I am asked to draw the phase of $x(t)=2i\sin(\pi t)e^{-i\pi t}$. The requested plot should look like:
When $t\in\mathbb{Z}$, the graph jumps from $-\pi/2$ to $\pi/2$. Both values mean that the function is 'fully' imaginary if $t\in\mathbb{Z}$, but $x(t)=0$. And why does the phase value decrease linearly between integers? Could you give me some hints? Thanks in advance!

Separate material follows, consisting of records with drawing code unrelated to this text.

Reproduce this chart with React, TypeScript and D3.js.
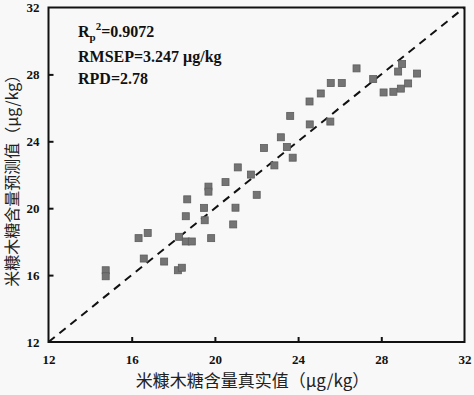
import React, { useEffect, useRef } from "react";
import * as d3 from "d3";

// measured (true) values, x
const actual = [
  14.75, 14.75, 16.33, 16.77, 16.58, 17.56, 18.22, 18.41, 18.28, 18.6,
  18.89, 19.82, 18.6, 18.67, 19.48, 19.51, 19.69, 19.69, 20.51, 21.1,
  20.99, 20.88, 22.01, 21.73, 22.36, 22.86, 23.17, 23.46, 23.74, 23.62,
  24.55, 24.56, 25.09, 25.55, 25.57, 26.1, 26.81, 27.61, 28.11, 28.58,
  28.94, 29.29, 28.81, 29.0, 29.72,
];
// predicted values, y
const predicted = [
  16.29, 15.93, 18.21, 18.52, 16.99, 16.81, 16.29, 16.44, 18.29, 18.01,
  18.01, 18.21, 19.52, 20.53, 20.02, 19.28, 21.29, 20.99, 21.56, 22.44,
  20.03, 19.03, 20.8, 22.01, 23.6, 22.56, 24.24, 23.66, 23.02, 25.52,
  26.38, 25.01, 26.86, 25.18, 27.48, 27.48, 28.36, 27.72, 26.92, 26.96,
  27.15, 27.46, 28.17, 28.62, 28.05,
];
const ticks = [12, 16, 20, 24, 28, 32];
const stats = ["RMSEP=3.247 μg/kg", "RPD=2.78"];

const W = 474;
const H = 395;
const m = { left: 48.5, right: 9.5, top: 7.5, bottom: 53 };

export default function App() {
  const ref = useRef<SVGSVGElement>(null);

  useEffect(() => {
    const svg = d3.select(ref.current);
    svg.selectAll("*").remove();

    const x = d3.scaleLinear().domain([12, 32]).range([m.left, W - m.right]);
    const y = d3.scaleLinear().domain([12, 32]).range([H - m.bottom, m.top]);
    const font = "'Liberation Serif', 'Times New Roman', serif";

    svg.append("rect").attr("width", W).attr("height", H).attr("fill", "#f8f8f8");

    // 1:1 line
    svg.append("line")
      .attr("x1", x(12)).attr("y1", y(12))
      .attr("x2", x(32)).attr("y2", y(32))
      .attr("stroke", "#111")
      .attr("stroke-width", 2)
      .attr("stroke-dasharray", "8,6");

    // points
    svg.append("g")
      .selectAll("rect")
      .data(actual)
      .enter()
      .append("rect")
      .attr("x", (d) => x(d) - 3.5)
      .attr("y", (d, i) => y(predicted[i]) - 3.5)
      .attr("width", 7)
      .attr("height", 7)
      .attr("fill", "#747474")
      .attr("stroke", "#5c5c5c")
      .attr("stroke-width", 0.8);

    // frame
    svg.append("rect")
      .attr("x", x(12)).attr("y", y(32))
      .attr("width", x(32) - x(12)).attr("height", y(12) - y(32))
      .attr("fill", "none")
      .attr("stroke", "#111")
      .attr("stroke-width", 2);

    const xAxis = svg.append("g")
      .attr("transform", `translate(0,${y(12)})`)
      .call(d3.axisBottom(x).tickValues(ticks).tickSizeInner(-5).tickSizeOuter(0).tickPadding(13));
    const yAxis = svg.append("g")
      .attr("transform", `translate(${x(12)},0)`)
      .call(d3.axisLeft(y).tickValues(ticks).tickSizeInner(-5).tickSizeOuter(0).tickPadding(9));

    [xAxis, yAxis].forEach((g) => {
      g.select(".domain").remove();
      g.selectAll("line").attr("stroke", "#111").attr("stroke-width", 2);
      g.selectAll("text")
        .attr("fill", "#111")
        .style("font-family", font)
        .style("font-size", "13px")
        .style("font-weight", "bold");
    });
    xAxis.selectAll(".tick").filter((d) => d === 12 || d === 32).select("line").remove();
    yAxis.selectAll(".tick").filter((d) => d === 12 || d === 32).select("line").remove();

    // annotation
    const ann = svg.append("g")
      .style("font-family", font)
      .style("font-size", "16px")
      .style("font-weight", "bold")
      .attr("fill", "#111");
    const t1 = ann.append("text").attr("x", 78).attr("y", 37);
    t1.append("tspan").text("R");
    t1.append("tspan").attr("dy", 4).style("font-size", "11px").text("p");
    t1.append("tspan").attr("dy", -11).style("font-size", "11px").text("2");
    t1.append("tspan").attr("dy", 7).text("=0.9072");
    stats.forEach((s, i) => {
      ann.append("text").attr("x", 78).attr("y", 62 + i * 22).text(s);
    });

    // axis titles
    svg.append("text")
      .attr("x", (x(12) + x(32)) / 2 - 4)
      .attr("y", 387)
      .attr("text-anchor", "middle")
      .attr("fill", "#222")
      .style("font-family", "'Noto Sans CJK SC', serif")
      .style("font-size", "17px")
      .text("米糠木糖含量真实值（μg/kg）");
    svg.append("text")
      .attr("transform", `translate(18,${(y(12) + y(32)) / 2 + 2}) rotate(-90)`)
      .attr("text-anchor", "middle")
      .attr("fill", "#222")
      .style("font-family", "'Noto Sans CJK SC', serif")
      .style("font-size", "16px")
      .text("米糠木糖含量预测值（μg/kg）");
  }, []);

  return (
    <svg
      ref={ref}
      width={W}
      height={H}
      style={{ position: "absolute", left: 0, top: 0 }}
    />
  );
}
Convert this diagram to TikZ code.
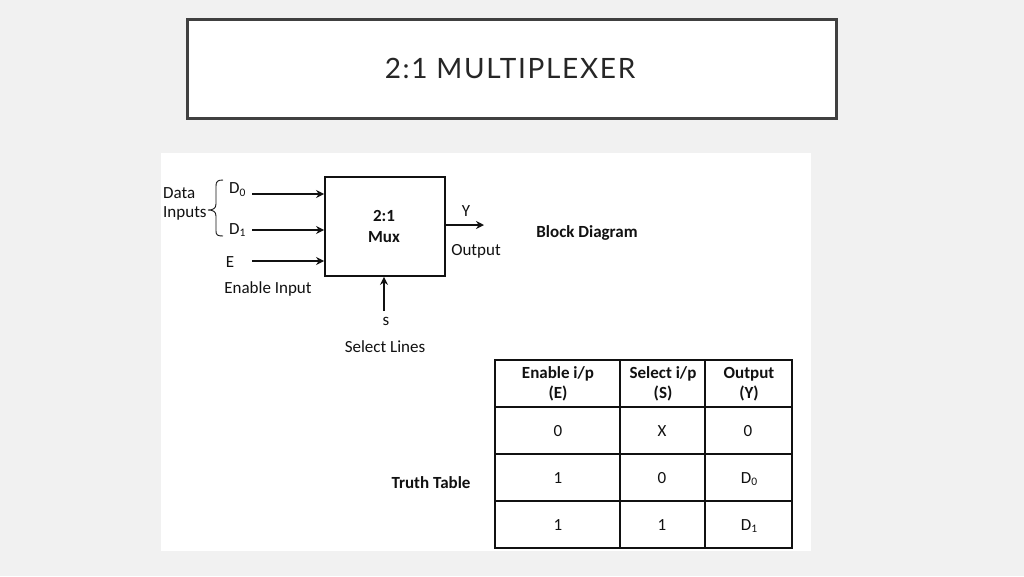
\documentclass[tikz,border=0pt]{standalone}
\usepackage{fontspec}
\setmainfont{Carlito}
\newfontfamily\titlefont[LetterSpace=6]{Lato}
\usetikzlibrary{arrows.meta}
\definecolor{pagebg}{HTML}{F1F1F1}
\definecolor{titleborder}{HTML}{404040}
\definecolor{titletext}{HTML}{262626}
\definecolor{ink}{HTML}{111111}
\tikzset{
  lbl/.style={inner sep=0pt, font=\fontsize{17}{19}\selectfont, text=ink},
  blbl/.style={lbl, font=\fontsize{17}{20}\selectfont\bfseries},
  sig/.style={line width=1.7pt, draw=ink, -{Stealth[length=8pt,width=8pt]}},
  muxbox/.style={draw=ink, line width=1.8pt, minimum width=120pt, minimum height=99pt, inner sep=0pt, align=center},
  cell/.style={lbl, align=center},
  hcell/.style={lbl, align=center, font=\fontsize{17}{20}\selectfont\bfseries},
  grid/.style={draw=ink, line width=1.2pt}
}
\newcommand{\Dsub}[1]{D\raisebox{-0.35ex}{\fontsize{11.5}{12}\selectfont #1}}
\begin{document}
\begin{tikzpicture}[x=1pt,y=-1pt]
\useasboundingbox (0,0) rectangle (1024,576);
\fill[pagebg] (0,0) rectangle (1024,576);
% title
\node[draw=titleborder, line width=2.2pt, fill=white, minimum width=649pt, minimum height=99pt, inner sep=0pt] (titlebox) at (512,69) {};
\node[text=titletext, inner sep=0pt, font=\titlefont\fontsize{28}{32}\selectfont] (title) at (510,68) {2:1 MULTIPLEXER};
% image panel
\fill[white] (161,153) rectangle (811,551);
% block diagram
\node[muxbox] (mux) at (385,226.5) {};
\node[blbl, align=center, font=\fontsize{17}{21}\selectfont\bfseries] (muxlbl) at (384,226.5) {2:1\\Mux};
\node[lbl, anchor=west] (data) at (163,193) {Data};
\node[lbl, anchor=west] (inputs) at (163,213) {Inputs};
\node[lbl, anchor=west] (d0) at (229,190) {\Dsub{0}};
\node[lbl, anchor=west] (d1) at (229,230) {\Dsub{1}};
\node[lbl] (e) at (230,262) {E};
\node[lbl] (enable) at (268,289) {Enable Input};
\coordinate (d0s) at (252,194);
\coordinate (d1s) at (252,230);
\coordinate (es) at (252,261);
\draw[sig] (d0s) -- (mux.west |- d0s);
\draw[sig] (d1s) -- (mux.west |- d1s);
\draw[sig] (es) -- (mux.west |- es);
\draw[draw=ink, line width=0.9pt] (223,180) .. controls (217.5,180) and (216,181.5) .. (216,186) -- (216,204) .. controls (216,208.5) and (213,210) .. (208,210) .. controls (213,210) and (216,211.5) .. (216,216) -- (216,231) .. controls (216,235) and (217.5,236) .. (223,236);
\coordinate (yend) at (484,225);
\draw[sig] (mux.east |- yend) -- (yend);
\node[lbl] (y) at (466,211) {Y};
\node[lbl] (output) at (476,251) {Output};
\coordinate (sstart) at (384,311);
\draw[sig] (sstart) -- (mux.south -| sstart);
\node[lbl] (s) at (386,321) {s};
\node[lbl] (select) at (385,347) {Select Lines};
\node[blbl] (blockd) at (587,233) {Block Diagram};
\node[blbl] (truth) at (431,483) {Truth Table};
% truth table
\draw[grid] (495,360) rectangle (792,548);
\foreach \yy in {407,454,501} \draw[grid] (495,\yy) -- (792,\yy);
\foreach \xx in {620,705} \draw[grid] (\xx,360) -- (\xx,548);
\node[hcell] (h1) at (558,384) {Enable i/p\\(E)};
\node[hcell] (h2) at (663,384) {Select i/p\\(S)};
\node[hcell] (h3) at (749,384) {Output\\(Y)};
\node[cell] (r1a) at (558,431) {0};
\node[cell] (r1b) at (662,431) {X};
\node[cell] (r1c) at (748,431) {0};
\node[cell] (r2a) at (558,478) {1};
\node[cell] (r2b) at (662,478) {0};
\node[cell] (r2c) at (749,479) {\Dsub{0}};
\node[cell] (r3a) at (558,525) {1};
\node[cell] (r3b) at (662,525) {1};
\node[cell] (r3c) at (749,526) {\Dsub{1}};
\end{tikzpicture}
\end{document}
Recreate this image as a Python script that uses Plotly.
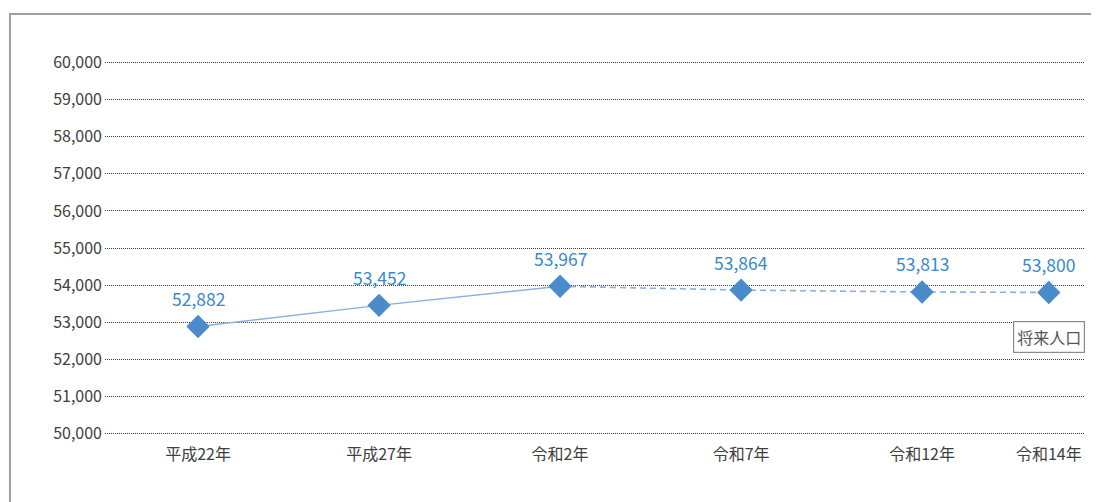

From properties of phase we have that:
$$\angle x(t) = \angle 2i + \angle \sin(\pi t) + \angle e^{-i\pi t} = \frac{\pi}{2} + \pi k - \pi t$$
$\sin(\pi t)$ is always a real number, so its contribution to the phase will always be some integer multiple of $\pi$. Then using the convention that the phase is in the principal branch, i.e. $\angle x(t) \in (-\pi,\pi]$, look at the behavior of the $\pi k$ term. $\sin(\pi t)$ changes phase for every $t\in\mathbb{Z}$.
Now take the interval $(0,1)$ for example. On $(0,1)$, $-\frac{\pi}{2}\leq\frac{\pi}{2}-\pi t\leq \frac{\pi}{2}$ and $\sin(\pi t) > 0$, therefore $k$ must be an even integer. The only choice of even integer that keeps our phase in the principal branch is $k=0$. Playing with more cases, we get the following phase function as our final solution:
$$\angle x(t) = \frac{\pi}{2} - \pi t + \pi\lfloor t \rfloor = \frac{\pi}{2} - \pi \{t\}$$
where $\{t\}\equiv t - \lfloor t \rfloor$ is the fractional part of $t$.